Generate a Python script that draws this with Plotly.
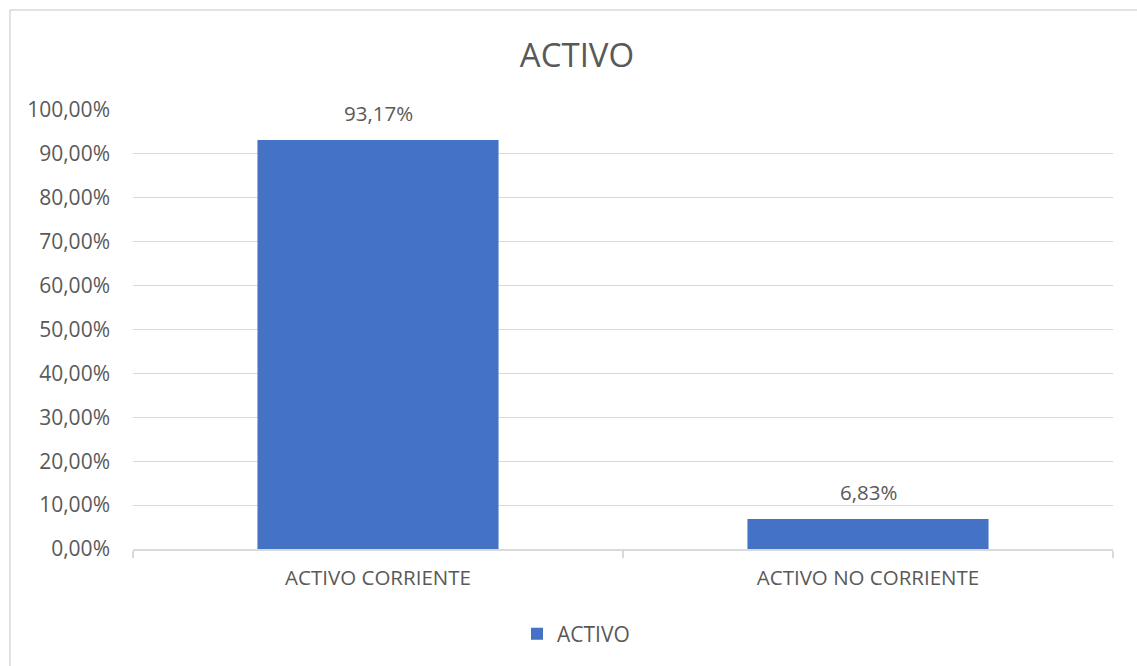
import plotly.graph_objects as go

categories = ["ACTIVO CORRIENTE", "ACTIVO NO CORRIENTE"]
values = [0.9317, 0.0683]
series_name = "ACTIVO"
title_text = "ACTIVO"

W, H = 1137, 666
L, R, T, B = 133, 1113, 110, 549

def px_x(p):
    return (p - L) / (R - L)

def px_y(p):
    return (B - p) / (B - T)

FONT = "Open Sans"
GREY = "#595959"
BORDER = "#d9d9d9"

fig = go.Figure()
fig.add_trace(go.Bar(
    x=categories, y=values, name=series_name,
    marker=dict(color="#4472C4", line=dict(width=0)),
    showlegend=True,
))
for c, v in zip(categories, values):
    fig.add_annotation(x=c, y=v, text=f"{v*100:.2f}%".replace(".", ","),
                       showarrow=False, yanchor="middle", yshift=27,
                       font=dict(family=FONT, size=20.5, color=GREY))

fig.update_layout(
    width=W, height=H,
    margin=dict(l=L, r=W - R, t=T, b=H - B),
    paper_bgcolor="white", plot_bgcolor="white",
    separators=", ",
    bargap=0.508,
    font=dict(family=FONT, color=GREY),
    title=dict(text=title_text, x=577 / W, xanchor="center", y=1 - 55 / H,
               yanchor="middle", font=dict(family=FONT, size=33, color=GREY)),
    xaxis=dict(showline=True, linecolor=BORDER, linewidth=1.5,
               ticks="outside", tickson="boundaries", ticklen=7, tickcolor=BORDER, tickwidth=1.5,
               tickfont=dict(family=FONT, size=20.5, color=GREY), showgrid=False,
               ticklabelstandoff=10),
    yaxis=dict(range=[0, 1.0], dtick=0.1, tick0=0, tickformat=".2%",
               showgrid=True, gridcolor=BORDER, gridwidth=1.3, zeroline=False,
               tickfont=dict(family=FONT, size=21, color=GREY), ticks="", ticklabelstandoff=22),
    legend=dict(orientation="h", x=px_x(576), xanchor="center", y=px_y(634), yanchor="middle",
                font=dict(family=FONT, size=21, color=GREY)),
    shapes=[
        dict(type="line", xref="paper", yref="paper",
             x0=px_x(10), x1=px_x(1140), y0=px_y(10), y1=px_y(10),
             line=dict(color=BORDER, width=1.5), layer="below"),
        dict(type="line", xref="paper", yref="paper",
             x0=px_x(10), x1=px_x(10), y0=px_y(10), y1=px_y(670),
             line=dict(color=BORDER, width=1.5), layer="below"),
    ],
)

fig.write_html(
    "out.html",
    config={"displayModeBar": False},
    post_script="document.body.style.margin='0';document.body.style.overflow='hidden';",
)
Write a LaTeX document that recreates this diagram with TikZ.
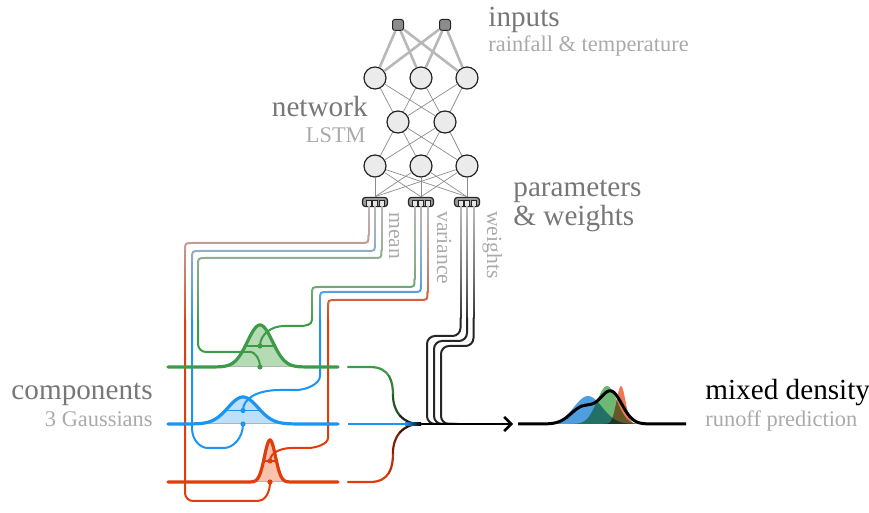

○ ○ ○ ○ ○

Challenge:
Up to and including the line containing "font=dict(family=FONT, size=20.5, color=GREY))", quote each line of the entries above from the very first, please, exactly and without images.

Written answer:
Generate a Python script that draws this with Plotly.
import plotly.graph_objects as go

categories = ["ACTIVO CORRIENTE", "ACTIVO NO CORRIENTE"]
values = [0.9317, 0.0683]
series_name = "ACTIVO"
title_text = "ACTIVO"

W, H = 1137, 666
L, R, T, B = 133, 1113, 110, 549

def px_x(p):
    return (p - L) / (R - L)

def px_y(p):
    return (B - p) / (B - T)

FONT = "Open Sans"
GREY = "#595959"
BORDER = "#d9d9d9"

fig = go.Figure()
fig.add_trace(go.Bar(
    x=categories, y=values, name=series_name,
    marker=dict(color="#4472C4", line=dict(width=0)),
    showlegend=True,
))
for c, v in zip(categories, values):
    fig.add_annotation(x=c, y=v, text=f"{v*100:.2f}%".replace(".", ","),
                       showarrow=False, yanchor="middle", yshift=27,
                       font=dict(family=FONT, size=20.5, color=GREY))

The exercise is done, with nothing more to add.